Liquid films are subject to hydrodynamic instability, which can result in the appearance of wavy surfaces. In some circumstances, interfacial instability is an undesirable occurrence. In others, instability can optimize a given process and provide a beneficial impact.

Our most recent work focuses on building mathematical models of gravity-driven flows of fluid films with a free surface. We incorporate important and complex factors affecting stability, such as the nature of the solid surface over which the fluid flows, evaporation/condensation, applied heating, permeability, electromagnetic fields and the presence of surfactants/contaminants.
By creating more realistic representations of situations occurring in applications, our work assists in predicting critical conditions for the onset and evolution of unstable flows.
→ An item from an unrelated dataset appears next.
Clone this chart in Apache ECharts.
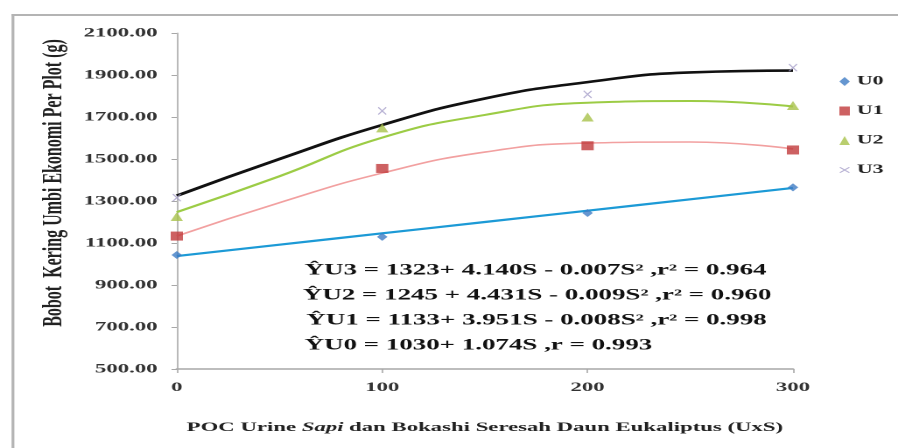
<!DOCTYPE html>
<html><head><meta charset="utf-8">
<script src="https://cdn.jsdelivr.net/npm/echarts@6/dist/echarts.min.js"></script>
<style>
html,body{margin:0;padding:0;background:#fff;overflow:hidden;width:898px;height:448px}
#c{position:absolute;left:0;top:0;width:513px;height:448px;transform:scaleX(1.7505);transform-origin:0 0}
</style>
</head><body><div id="c"></div>
<script>
var xLevels = [0, 100, 200, 300];
var U0 = [1043, 1129, 1243, 1365];
var U1 = [1133, 1455, 1563, 1543];
var U2 = [1226, 1648, 1700, 1755];
var U3 = [1316, 1729, 1808, 1935];
var trendS = [0, 50, 100, 150, 200, 250, 300];
var trendU0 = [1038, 1092, 1146, 1200, 1254, 1308, 1362];
var trendU1 = [1133, 1292, 1433, 1533, 1576, 1581, 1548];
var trendU2 = [1247, 1418, 1602, 1710, 1768, 1776, 1750];
var trendU3 = [1325, 1500, 1662, 1788, 1866, 1912, 1921];
var equations = [
  'ŶU3 = 1323+ 4.140S - 0.007S² ,r² = 0.964',
  'ŶU2 = 1245 + 4.431S - 0.009S² ,r² = 0.960',
  'ŶU1 = 1133+ 3.951S - 0.008S² ,r² = 0.998',
  'ŶU0 = 1030+ 1.074S ,r = 0.993'
];
var names = ['U0', 'U1', 'U2', 'U3'];
var yTitle = 'Bobot  Kering Umbi Ekonomi Per Plot (g)';

function pairs(xs, ys) { return xs.map(function (x, i) { return [x, ys[i]]; }); }
var F = '"Liberation Serif", "DejaVu Serif", serif';
var crossPath = 'path://M0,1L1,0L5,4L9,0L10,1L6,5L10,9L9,10L5,6L1,10L0,9L4,5Z';

var chart = echarts.init(document.getElementById('c'), null, {devicePixelRatio: 2});
var trendSeries = [
  {d: trendU0, c: '#1c9ad6', w: 2.2},
  {d: trendU1, c: '#f2a0a0', w: 1.6},
  {d: trendU2, c: '#9ccc45', w: 2},
  {d: trendU3, c: '#111111', w: 2.6}
].map(function (t, i) {
  return {
    name: names[i] + ' trend', type: 'line', smooth: true, showSymbol: false,
    data: pairs(trendS, t.d), lineStyle: {color: t.c, width: t.w}, itemStyle: {color: t.c},
    z: 2, silent: true
  };
});
var scatterStyles = [
  {sym: 'diamond', size: [6, 8], c: '#3f7cc4'},
  {sym: 'rect', size: [7, 9], c: '#c0393b'},
  {sym: 'triangle', size: [7, 9], c: '#a8c24a'},
  {sym: crossPath, size: [5, 8], c: '#a49cc8'}
];
var pointData = [U0, U1, U2, U3];
var scatterSeries = scatterStyles.map(function (s, i) {
  return {
    name: names[i], type: 'scatter', symbol: s.sym, symbolSize: s.size,
    data: pairs(xLevels, pointData[i]), itemStyle: {color: s.c}, z: 3
  };
});

var eqLeft = [174, 173, 175, 174];
var gfx = equations.map(function (t, i) {
  return {
    type: 'text', left: eqLeft[i], top: 263 + i * 25,
    style: {text: t, font: 'bold 15.4px ' + F, fill: '#111'}
  };
});
gfx.push({
  type: 'text', x: 31, y: 183, rotation: Math.PI / 2,
  style: {text: yTitle, font: 'bold 16px ' + F, fill: '#222', textAlign: 'center', textVerticalAlign: 'middle'}
});
gfx.push({
  type: 'rect', left: 6.6, top: 14, silent: true, z: 10,
  shape: {width: 1.6, height: 440},
  style: {fill: '#b4b4b4'}
});
gfx.push({
  type: 'rect', left: 6.6, top: 14, silent: true, z: 10,
  shape: {width: 510, height: 2},
  style: {fill: '#b4b4b4'}
});

chart.setOption({
  animation: false,
  backgroundColor: '#fff',
  grid: {left: 101, right: 60, top: 33, bottom: 79},
  legend: {
    data: names, orient: 'vertical', left: 474.5, top: 70, itemGap: 16.5,
    itemWidth: 6, itemHeight: 9,
    textStyle: {fontFamily: F, fontWeight: 'bold', fontSize: 12.5, color: '#222', padding: [0, 0, 0, -1]}
  },
  xAxis: {
    type: 'value', min: 0, max: 300, interval: 100,
    name: '{a|POC Urine }{b|Sapi}{a| dan Bokashi Seresah Daun Eukaliptus (UxS)}',
    nameLocation: 'middle', nameGap: 52,
    nameTextStyle: {rich: {
      a: {fontFamily: F, fontWeight: 'bold', fontSize: 13, color: '#222'},
      b: {fontFamily: F, fontWeight: 'bold', fontStyle: 'italic', fontSize: 13, color: '#222'}
    }},
    axisLine: {lineStyle: {color: '#a8a8a8', width: 1.5}},
    axisTick: {show: true, length: 4, lineStyle: {color: '#a8a8a8', width: 0.8}},
    axisLabel: {fontFamily: F, fontWeight: 'bold', fontSize: 13, color: '#333', margin: 12},
    splitLine: {show: false}
  },
  yAxis: {
    type: 'value', min: 500, max: 2100, interval: 200,
    axisLine: {show: true, lineStyle: {color: '#a8a8a8', width: 0.8}},
    axisTick: {show: true, length: 3, lineStyle: {color: '#a8a8a8', width: 1}},
    axisLabel: {fontFamily: F, fontWeight: 'bold', fontSize: 13, color: '#333', margin: 11,
      formatter: function (v) { return v.toFixed(2); }},
    splitLine: {show: false}
  },
  graphic: gfx,
  series: trendSeries.concat(scatterSeries)
});
</script>
</body></html>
Red blood cells in travel an artery

Blood Flow and Stochastic Biochemical Systems

Dr. Katrin Rohlf

In this area of research, we investigate flow behaviour in biological fluids, such as blood, which are generally classed as non-Newtonian fluids. Since these liquids alter in viscosity when subject to force, modeling this behaviour can be very complex. In our work, we study these fluids specifically within the context of physiologically meaningful geometries that are found in both healthy and diseased conditions.

Most blood flow mathematical models in use today rest on the assumption that blood can be treated as a continuum, and that this assumption remains valid in all flow geometries. However, we are currently developing particle-based numerical methods capable of incorporating complex particle interactions (such the sticking together of red blood cells). Our objective is to determine the most appropriate flow model in the chosen geometry of interest.

Stochastic particle-based methods used for blood flow simulations additionally have applications in biochemical systems. Some current work includes applications to self-assembly processes (such as red blood cell aggregation), as well as pattern formation in reaction-diffusion systems in general.

The results of our findings have applications in such areas as blood flow, cardiac arrhythmias and brain biomechanics.